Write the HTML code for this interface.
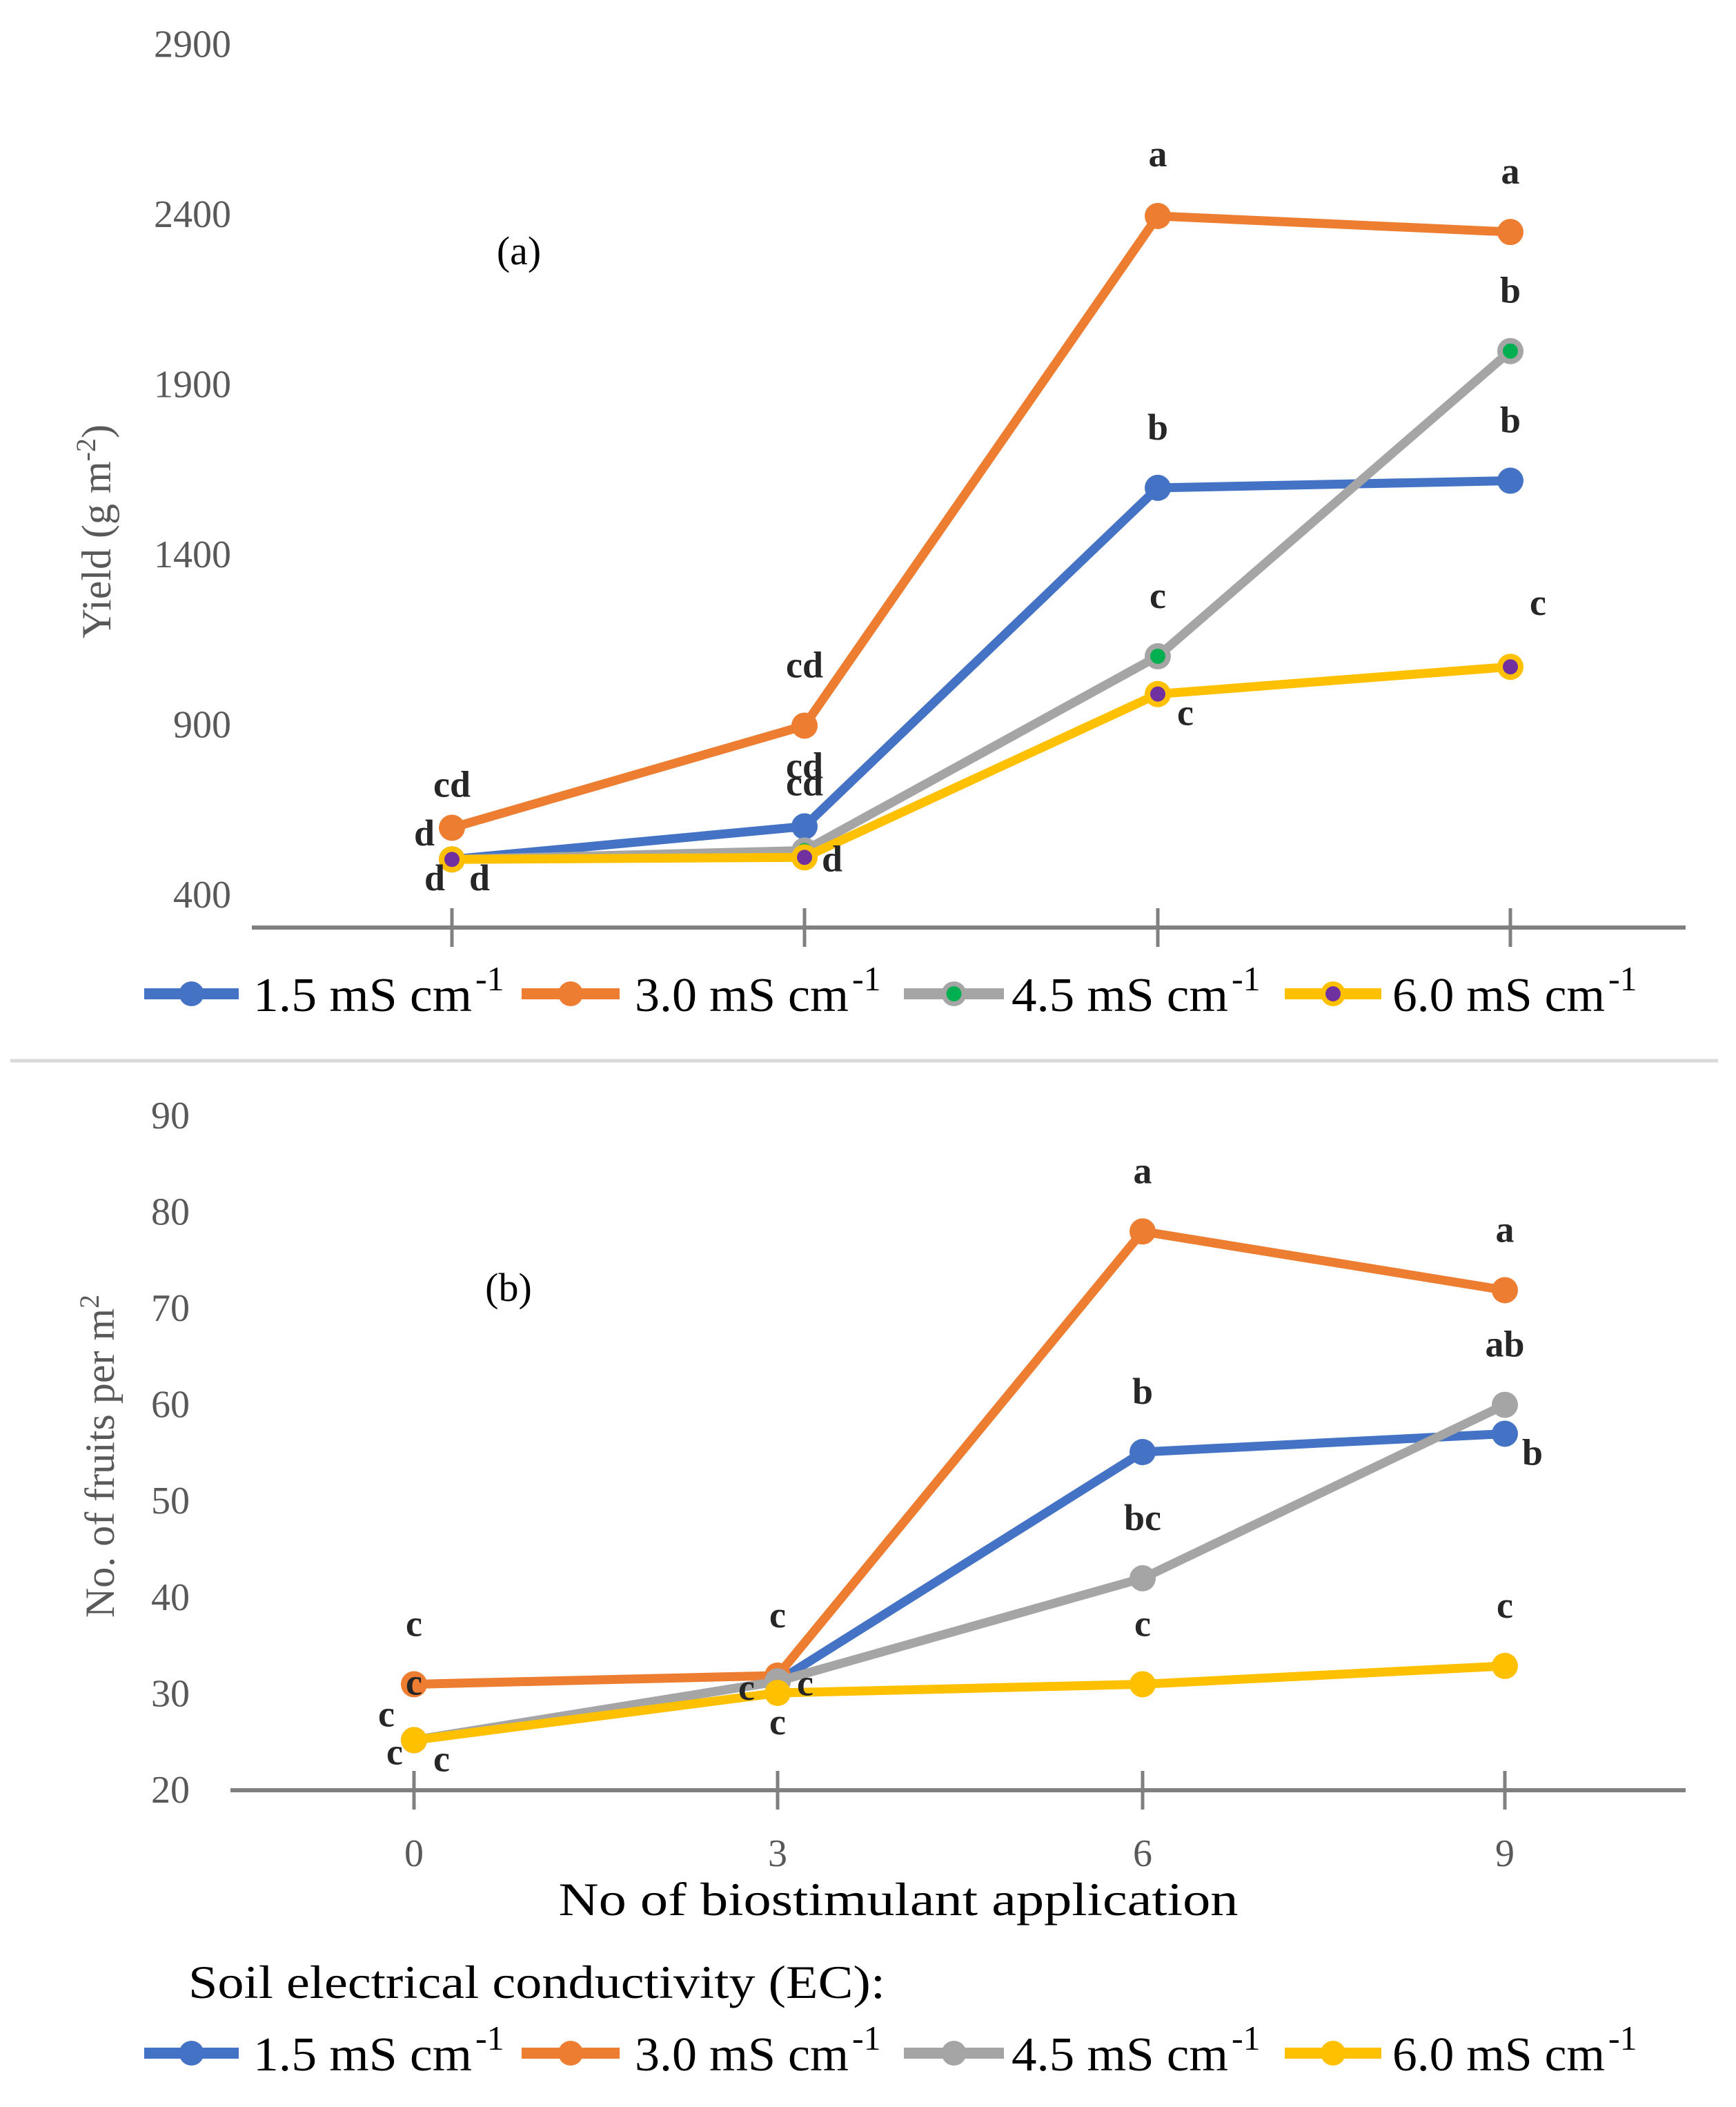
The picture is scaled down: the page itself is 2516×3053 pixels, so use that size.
<!DOCTYPE html>
<html><head><meta charset="utf-8"><style>
html,body{margin:0;padding:0;background:#fff;width:2516px;height:3053px;overflow:hidden}
svg text{font-family:"Liberation Serif",serif}
</style></head><body>
<svg id="chart" width="2516" height="3053" viewBox="0 0 2516 3053" xmlns="http://www.w3.org/2000/svg">
<rect width="2516" height="3053" fill="#fff"/>
<g id="pa"></g>
<line x1="15" y1="1537" x2="2490" y2="1537" stroke="#d9d9d9" stroke-width="5"/>
<g id="pb"></g>
</svg>
<script>
const categories=[0,3,6,9];
const seriesNames=["1.5 mS cm","3.0 mS cm","4.5 mS cm","6.0 mS cm"];
const yieldBlue=[505,602,1597,1618];
const yieldOrange=[598,898,2396,2349];
const yieldGray=[505,531,1102,1999];
const yieldYellow=[505,511,991,1071];
const fruitBlue=[25.2,31.3,55.1,57.0];
const fruitOrange=[31.0,31.9,78.0,71.9];
const fruitGray=[25.2,31.3,42.0,60.0];
const fruitYellow=[25.2,30.1,31.0,32.9];
const yieldTicks=[400,900,1400,1900,2400,2900];
const fruitTicks=[20,30,40,50,60,70,80,90];
const yieldLetters=[["a",2,2400,"above"],["a",3,2349,"above"],["b",3,1999,"above"],["b",2,1597,"above"],["b",3,1618,"above"],["c",2,1102,"above"],["c",3,1071,"above2"],["cd",1,898,"above"],["cd",1,602,"above"],["cd",1,602,"above3"],["cd",0,598,"above3"],["d",0,505,"left"],["d",0,505,"belowl"],["d",0,505,"belowr"],["d",1,511,"right"],["c",2,991,"belowr"]];
const fruitLetters=[["a",2,78,"above"],["a",3,71.9,"above"],["ab",3,60,"above"],["b",2,55.1,"above"],["b",3,57,"belowr"],["bc",2,42,"above"],["c",2,31,"above"],["c",3,32.9,"above"],["c",0,31,"above"],["c",1,31.9,"above"],["c",0,31,"on"],["c",1,31.3,"right"],["c",1,30.1,"leftc"],["c",1,30.1,"below"],["c",0,25.2,"left"],["c",0,25.2,"leftlow"],["c",0,25.2,"belowr"]];
const colors=["#4472C4","#ED7D31","#A5A5A5","#FFC000"];
const NS="http://www.w3.org/2000/svg";
function mk(parent,tag,attrs,txt){const e=document.createElementNS(NS,tag);for(const k in attrs)e.setAttribute(k,attrs[k]);if(txt!==undefined)e.textContent=txt;parent.appendChild(e);return e;}
const offs={above:[0,-70],above2:[40,-75],above3:[0,-45],left:[-40,-20],belowl:[-25,45],belowr:[40,45],right:[40,20],on:[0,15],leftc:[-45,10],leftlow:[-28,35],below:[0,60]};
function panel(g,o){
  const X=i=>o.xpos[i];
  const Y=v=>o.y0-(v-o.vmin)*o.k;
  o.ticks.forEach(t=>{const e=mk(g,"text",{x:o.tickX,y:Y(t)+18,"text-anchor":"end","font-size":56,fill:"#595959"},String(t));
    
    });
  const ax=mk(g,"line",{x1:o.axX1,x2:o.axX2,y1:o.axisY,y2:o.axisY,stroke:"#808080","stroke-width":6});
  
  
  categories.forEach((c,i)=>{const t=mk(g,"line",{x1:X(i),x2:X(i),y1:o.axisY-28,y2:o.axisY+28,stroke:"#808080","stroke-width":5});
    
    
    if(o.showX){const l=mk(g,"text",{x:X(i),y:o.axisY+110,"text-anchor":"middle","font-size":56,fill:"#595959"},String(c));
      
      }});
  o.series.forEach((s,si)=>{
    const pts=s.map((v,i)=>X(i)+","+Y(v)).join(" ");
    const pl=mk(g,"polyline",{points:pts,fill:"none",stroke:colors[si],"stroke-width":13,"stroke-linejoin":"round"});
    
    
    s.forEach((v,i)=>{const c=mk(g,"circle",{cx:X(i),cy:Y(v),r:19,fill:colors[si]});
      
      
      if(o.inner&&o.inner[si]){const d=mk(g,"circle",{cx:X(i),cy:Y(v),r:11,fill:o.inner[si]});
        
        }});
  });
  o.letters.forEach(L=>{const of=offs[L[3]];const e=mk(g,"text",{x:X(L[1])+of[0],y:Y(L[2])+of[1],"text-anchor":"middle","font-size":54,"font-weight":"bold",fill:"#262626"},L[0]);
    
    });
  const pl=mk(g,"text",{x:o.plX,y:o.plY,"text-anchor":"middle","font-size":58,fill:"#000"},o.pl);
  
  
  const yt=mk(g,"text",{x:0,y:0,transform:`translate(${o.ytX},${o.ytY}) rotate(-90)`,"text-anchor":"middle","font-size":60,fill:"#595959"});
  yt.innerHTML=o.ytitle;
  
  
  const lx=[[209,346,367,744],[756,898,920,1290],[1310,1455,1466,1840],[1862,2002,2018,2386]];
  lx.forEach((p,si)=>{
    const ln=mk(g,"line",{x1:p[0],x2:p[1],y1:o.legY,y2:o.legY,stroke:colors[si],"stroke-width":16});
    
    
    const mc=mk(g,"circle",{cx:(p[0]+p[1])/2,cy:o.legY,r:18,fill:colors[si]});
    
    
    if(o.inner&&o.inner[si]){const d=mk(g,"circle",{cx:(p[0]+p[1])/2,cy:o.legY,r:11,fill:o.inner[si]});
      
      }
    const t=mk(g,"text",{x:p[2],y:o.legY+25,"font-size":70,fill:"#000",textLength:p[3]-p[2]-60,lengthAdjust:"spacingAndGlyphs"},seriesNames[si]);
    
    
    const sp=mk(g,"text",{x:p[3]-55,y:o.legY-5,"font-size":50,fill:"#000"},"-1");
    
    
  });
}
panel(document.getElementById("pa"),{xpos:[655,1166,1678,2189],y0:1297,vmin:400,k:0.493,ticks:yieldTicks,tickX:335,axisY:1344,axX1:365,axX2:2443,showX:false,
  series:[yieldBlue,yieldOrange,yieldGray,yieldYellow],inner:[null,null,"#00B050","#7030A0"],letters:yieldLetters,pl:"(a)",plX:752,plY:383,
  ytitle:'Yield (g m<tspan dy="-22" font-size="40">-2</tspan><tspan dy="22">)</tspan>',ytX:160,ytY:770,legY:1440});
panel(document.getElementById("pb"),{xpos:[600,1127,1656,2181],y0:2594,vmin:20,k:13.96,ticks:fruitTicks,tickX:275,axisY:2594,axX1:334,axX2:2443,showX:true,
  series:[fruitBlue,fruitOrange,fruitGray,fruitYellow],inner:null,letters:fruitLetters,pl:"(b)",plX:737,plY:1885,
  ytitle:'No. of fruits per m<tspan dy="-22" font-size="40">2</tspan>',ytX:165,ytY:2110,legY:2975});
const svg=document.getElementById("chart");
const xt=mk(svg,"text",{x:1302,y:2775,"text-anchor":"middle","font-size":68,fill:"#000",textLength:985,lengthAdjust:"spacingAndGlyphs"},"No of biostimulant application");


const lt=mk(svg,"text",{x:273,y:2895,"font-size":68,fill:"#000",textLength:1010,lengthAdjust:"spacingAndGlyphs"},"Soil electrical conductivity (EC):");


</script>
</body></html>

#### Exercise details:
Set down the complete material exactly, but do not include the images.

#### Result:
Write the HTML code for this interface.
The picture is scaled down: the page itself is 2516×3053 pixels, so use that size.
<!DOCTYPE html>
<html><head><meta charset="utf-8"><style>
html,body{margin:0;padding:0;background:#fff;width:2516px;height:3053px;overflow:hidden}
svg text{font-family:"Liberation Serif",serif}
</style></head><body>
<svg id="chart" width="2516" height="3053" viewBox="0 0 2516 3053" xmlns="http://www.w3.org/2000/svg">
<rect width="2516" height="3053" fill="#fff"/>
<g id="pa"></g>
<line x1="15" y1="1537" x2="2490" y2="1537" stroke="#d9d9d9" stroke-width="5"/>
<g id="pb"></g>
</svg>
<script>
const categories=[0,3,6,9];
const seriesNames=["1.5 mS cm","3.0 mS cm","4.5 mS cm","6.0 mS cm"];
const yieldBlue=[505,602,1597,1618];
const yieldOrange=[598,898,2396,2349];
const yieldGray=[505,531,1102,1999];
const yieldYellow=[505,511,991,1071];
const fruitBlue=[25.2,31.3,55.1,57.0];
const fruitOrange=[31.0,31.9,78.0,71.9];
const fruitGray=[25.2,31.3,42.0,60.0];
const fruitYellow=[25.2,30.1,31.0,32.9];
const yieldTicks=[400,900,1400,1900,2400,2900];
const fruitTicks=[20,30,40,50,60,70,80,90];
const yieldLetters=[["a",2,2400,"above"],["a",3,2349,"above"],["b",3,1999,"above"],["b",2,1597,"above"],["b",3,1618,"above"],["c",2,1102,"above"],["c",3,1071,"above2"],["cd",1,898,"above"],["cd",1,602,"above"],["cd",1,602,"above3"],["cd",0,598,"above3"],["d",0,505,"left"],["d",0,505,"belowl"],["d",0,505,"belowr"],["d",1,511,"right"],["c",2,991,"belowr"]];
const fruitLetters=[["a",2,78,"above"],["a",3,71.9,"above"],["ab",3,60,"above"],["b",2,55.1,"above"],["b",3,57,"belowr"],["bc",2,42,"above"],["c",2,31,"above"],["c",3,32.9,"above"],["c",0,31,"above"],["c",1,31.9,"above"],["c",0,31,"on"],["c",1,31.3,"right"],["c",1,30.1,"leftc"],["c",1,30.1,"below"],["c",0,25.2,"left"],["c",0,25.2,"leftlow"],["c",0,25.2,"belowr"]];
const colors=["#4472C4","#ED7D31","#A5A5A5","#FFC000"];
const NS="http://www.w3.org/2000/svg";
function mk(parent,tag,attrs,txt){const e=document.createElementNS(NS,tag);for(const k in attrs)e.setAttribute(k,attrs[k]);if(txt!==undefined)e.textContent=txt;parent.appendChild(e);return e;}
const offs={above:[0,-70],above2:[40,-75],above3:[0,-45],left:[-40,-20],belowl:[-25,45],belowr:[40,45],right:[40,20],on:[0,15],leftc:[-45,10],leftlow:[-28,35],below:[0,60]};
function panel(g,o){
  const X=i=>o.xpos[i];
  const Y=v=>o.y0-(v-o.vmin)*o.k;
  o.ticks.forEach(t=>{const e=mk(g,"text",{x:o.tickX,y:Y(t)+18,"text-anchor":"end","font-size":56,fill:"#595959"},String(t));
    
    });
  const ax=mk(g,"line",{x1:o.axX1,x2:o.axX2,y1:o.axisY,y2:o.axisY,stroke:"#808080","stroke-width":6});
  
  
  categories.forEach((c,i)=>{const t=mk(g,"line",{x1:X(i),x2:X(i),y1:o.axisY-28,y2:o.axisY+28,stroke:"#808080","stroke-width":5});
    
    
    if(o.showX){const l=mk(g,"text",{x:X(i),y:o.axisY+110,"text-anchor":"middle","font-size":56,fill:"#595959"},String(c));
      
      }});
  o.series.forEach((s,si)=>{
    const pts=s.map((v,i)=>X(i)+","+Y(v)).join(" ");
    const pl=mk(g,"polyline",{points:pts,fill:"none",stroke:colors[si],"stroke-width":13,"stroke-linejoin":"round"});
    
    
    s.forEach((v,i)=>{const c=mk(g,"circle",{cx:X(i),cy:Y(v),r:19,fill:colors[si]});
      
      
      if(o.inner&&o.inner[si]){const d=mk(g,"circle",{cx:X(i),cy:Y(v),r:11,fill:o.inner[si]});
        
        }});
  });
  o.letters.forEach(L=>{const of=offs[L[3]];const e=mk(g,"text",{x:X(L[1])+of[0],y:Y(L[2])+of[1],"text-anchor":"middle","font-size":54,"font-weight":"bold",fill:"#262626"},L[0]);
    
    });
  const pl=mk(g,"text",{x:o.plX,y:o.plY,"text-anchor":"middle","font-size":58,fill:"#000"},o.pl);
  
  
  const yt=mk(g,"text",{x:0,y:0,transform:`translate(${o.ytX},${o.ytY}) rotate(-90)`,"text-anchor":"middle","font-size":60,fill:"#595959"});
  yt.innerHTML=o.ytitle;
  
  
  const lx=[[209,346,367,744],[756,898,920,1290],[1310,1455,1466,1840],[1862,2002,2018,2386]];
  lx.forEach((p,si)=>{
    const ln=mk(g,"line",{x1:p[0],x2:p[1],y1:o.legY,y2:o.legY,stroke:colors[si],"stroke-width":16});
    
    
    const mc=mk(g,"circle",{cx:(p[0]+p[1])/2,cy:o.legY,r:18,fill:colors[si]});
    
    
    if(o.inner&&o.inner[si]){const d=mk(g,"circle",{cx:(p[0]+p[1])/2,cy:o.legY,r:11,fill:o.inner[si]});
      
      }
    const t=mk(g,"text",{x:p[2],y:o.legY+25,"font-size":70,fill:"#000",textLength:p[3]-p[2]-60,lengthAdjust:"spacingAndGlyphs"},seriesNames[si]);
    
    
    const sp=mk(g,"text",{x:p[3]-55,y:o.legY-5,"font-size":50,fill:"#000"},"-1");
    
    
  });
}
panel(document.getElementById("pa"),{xpos:[655,1166,1678,2189],y0:1297,vmin:400,k:0.493,ticks:yieldTicks,tickX:335,axisY:1344,axX1:365,axX2:2443,showX:false,
  series:[yieldBlue,yieldOrange,yieldGray,yieldYellow],inner:[null,null,"#00B050","#7030A0"],letters:yieldLetters,pl:"(a)",plX:752,plY:383,
  ytitle:'Yield (g m<tspan dy="-22" font-size="40">-2</tspan><tspan dy="22">)</tspan>',ytX:160,ytY:770,legY:1440});
panel(document.getElementById("pb"),{xpos:[600,1127,1656,2181],y0:2594,vmin:20,k:13.96,ticks:fruitTicks,tickX:275,axisY:2594,axX1:334,axX2:2443,showX:true,
  series:[fruitBlue,fruitOrange,fruitGray,fruitYellow],inner:null,letters:fruitLetters,pl:"(b)",plX:737,plY:1885,
  ytitle:'No. of fruits per m<tspan dy="-22" font-size="40">2</tspan>',ytX:165,ytY:2110,legY:2975});
const svg=document.getElementById("chart");
const xt=mk(svg,"text",{x:1302,y:2775,"text-anchor":"middle","font-size":68,fill:"#000",textLength:985,lengthAdjust:"spacingAndGlyphs"},"No of biostimulant application");


const lt=mk(svg,"text",{x:273,y:2895,"font-size":68,fill:"#000",textLength:1010,lengthAdjust:"spacingAndGlyphs"},"Soil electrical conductivity (EC):");


</script>
</body></html>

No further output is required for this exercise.